▶ [Provided data]:
= = = = =
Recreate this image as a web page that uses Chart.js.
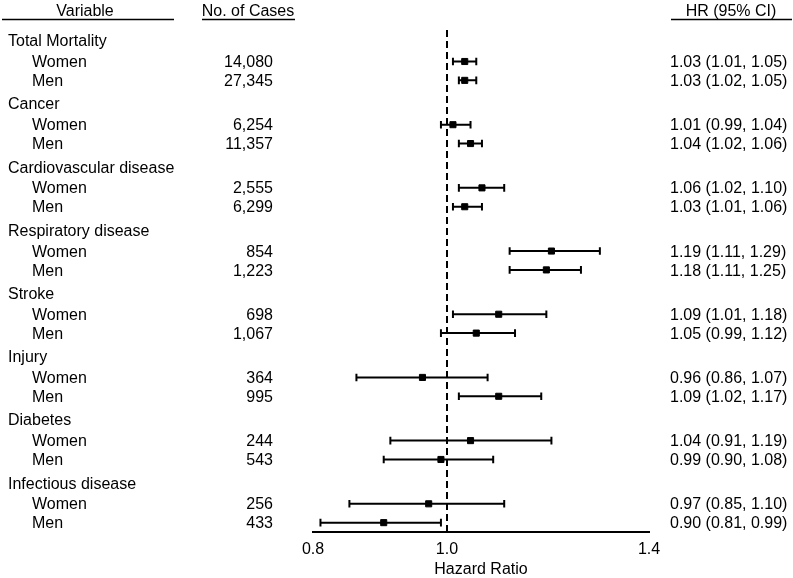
= = = = =
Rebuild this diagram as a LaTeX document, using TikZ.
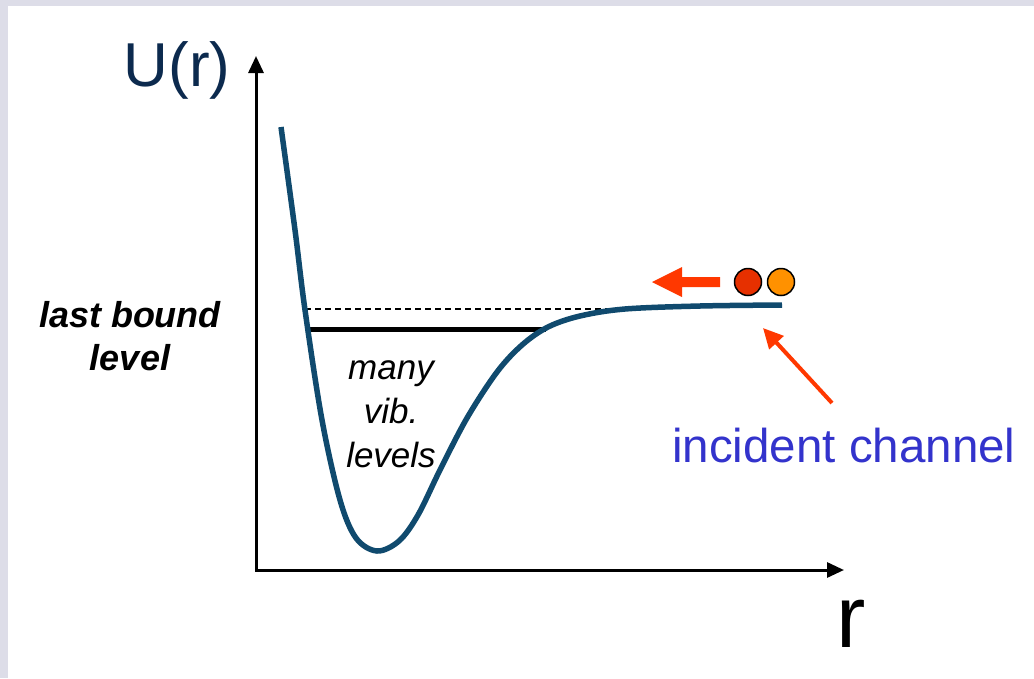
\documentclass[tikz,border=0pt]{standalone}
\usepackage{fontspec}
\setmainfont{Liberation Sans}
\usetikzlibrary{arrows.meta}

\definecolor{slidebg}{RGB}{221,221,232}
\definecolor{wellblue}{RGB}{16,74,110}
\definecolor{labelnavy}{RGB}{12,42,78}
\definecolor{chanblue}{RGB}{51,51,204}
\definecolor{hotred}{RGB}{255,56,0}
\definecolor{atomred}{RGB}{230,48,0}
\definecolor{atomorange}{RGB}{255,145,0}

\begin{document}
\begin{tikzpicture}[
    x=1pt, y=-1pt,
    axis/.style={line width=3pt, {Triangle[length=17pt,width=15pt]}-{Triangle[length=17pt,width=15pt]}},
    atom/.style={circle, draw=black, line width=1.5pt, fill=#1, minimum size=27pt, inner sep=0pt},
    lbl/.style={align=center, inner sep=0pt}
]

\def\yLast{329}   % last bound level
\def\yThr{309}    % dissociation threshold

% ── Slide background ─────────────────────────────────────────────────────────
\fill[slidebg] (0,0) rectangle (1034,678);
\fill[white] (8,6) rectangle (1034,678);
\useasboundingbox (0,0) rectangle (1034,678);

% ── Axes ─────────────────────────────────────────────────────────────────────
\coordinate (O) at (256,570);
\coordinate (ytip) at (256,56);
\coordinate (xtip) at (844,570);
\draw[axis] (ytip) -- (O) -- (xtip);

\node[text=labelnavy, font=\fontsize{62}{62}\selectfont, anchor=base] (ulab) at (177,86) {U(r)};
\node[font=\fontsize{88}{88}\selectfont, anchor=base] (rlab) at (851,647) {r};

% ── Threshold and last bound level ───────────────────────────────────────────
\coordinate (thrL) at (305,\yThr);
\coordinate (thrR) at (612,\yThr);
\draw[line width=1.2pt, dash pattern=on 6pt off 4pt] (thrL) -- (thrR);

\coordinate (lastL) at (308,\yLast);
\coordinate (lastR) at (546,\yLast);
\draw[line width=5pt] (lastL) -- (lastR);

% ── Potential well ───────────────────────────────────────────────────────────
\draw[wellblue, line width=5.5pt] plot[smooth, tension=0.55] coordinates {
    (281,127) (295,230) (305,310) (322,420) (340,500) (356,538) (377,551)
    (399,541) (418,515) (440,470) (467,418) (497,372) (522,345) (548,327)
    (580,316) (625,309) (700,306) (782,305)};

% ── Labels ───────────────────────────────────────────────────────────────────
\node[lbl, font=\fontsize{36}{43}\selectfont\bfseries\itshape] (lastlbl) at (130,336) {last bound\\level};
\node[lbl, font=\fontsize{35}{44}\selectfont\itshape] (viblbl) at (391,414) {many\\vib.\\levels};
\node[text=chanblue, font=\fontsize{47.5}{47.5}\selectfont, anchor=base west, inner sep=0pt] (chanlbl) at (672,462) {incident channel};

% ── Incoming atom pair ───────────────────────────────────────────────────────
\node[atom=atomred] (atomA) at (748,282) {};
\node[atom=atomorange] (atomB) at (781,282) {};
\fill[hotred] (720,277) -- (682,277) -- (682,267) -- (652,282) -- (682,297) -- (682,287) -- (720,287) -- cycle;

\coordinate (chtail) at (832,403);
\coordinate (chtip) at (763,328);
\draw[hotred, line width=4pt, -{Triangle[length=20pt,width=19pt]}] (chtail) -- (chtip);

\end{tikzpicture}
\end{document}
= = = = =
▶ [Task requirements]: Above are some records; quote exactly and only the lines that begin at the line containing "Rebuild this diagram" and stop after the line containing "(lastL) -- (lastR);", leaving out the pictures.

▶ [Result of this task]:
Rebuild this diagram as a LaTeX document, using TikZ.
\documentclass[tikz,border=0pt]{standalone}
\usepackage{fontspec}
\setmainfont{Liberation Sans}
\usetikzlibrary{arrows.meta}

\definecolor{slidebg}{RGB}{221,221,232}
\definecolor{wellblue}{RGB}{16,74,110}
\definecolor{labelnavy}{RGB}{12,42,78}
\definecolor{chanblue}{RGB}{51,51,204}
\definecolor{hotred}{RGB}{255,56,0}
\definecolor{atomred}{RGB}{230,48,0}
\definecolor{atomorange}{RGB}{255,145,0}

\begin{document}
\begin{tikzpicture}[
    x=1pt, y=-1pt,
    axis/.style={line width=3pt, {Triangle[length=17pt,width=15pt]}-{Triangle[length=17pt,width=15pt]}},
    atom/.style={circle, draw=black, line width=1.5pt, fill=#1, minimum size=27pt, inner sep=0pt},
    lbl/.style={align=center, inner sep=0pt}
]

\def\yLast{329}   % last bound level
\def\yThr{309}    % dissociation threshold

% ── Slide background ─────────────────────────────────────────────────────────
\fill[slidebg] (0,0) rectangle (1034,678);
\fill[white] (8,6) rectangle (1034,678);
\useasboundingbox (0,0) rectangle (1034,678);

% ── Axes ─────────────────────────────────────────────────────────────────────
\coordinate (O) at (256,570);
\coordinate (ytip) at (256,56);
\coordinate (xtip) at (844,570);
\draw[axis] (ytip) -- (O) -- (xtip);

\node[text=labelnavy, font=\fontsize{62}{62}\selectfont, anchor=base] (ulab) at (177,86) {U(r)};
\node[font=\fontsize{88}{88}\selectfont, anchor=base] (rlab) at (851,647) {r};

% ── Threshold and last bound level ───────────────────────────────────────────
\coordinate (thrL) at (305,\yThr);
\coordinate (thrR) at (612,\yThr);
\draw[line width=1.2pt, dash pattern=on 6pt off 4pt] (thrL) -- (thrR);

\coordinate (lastL) at (308,\yLast);
\coordinate (lastR) at (546,\yLast);
\draw[line width=5pt] (lastL) -- (lastR);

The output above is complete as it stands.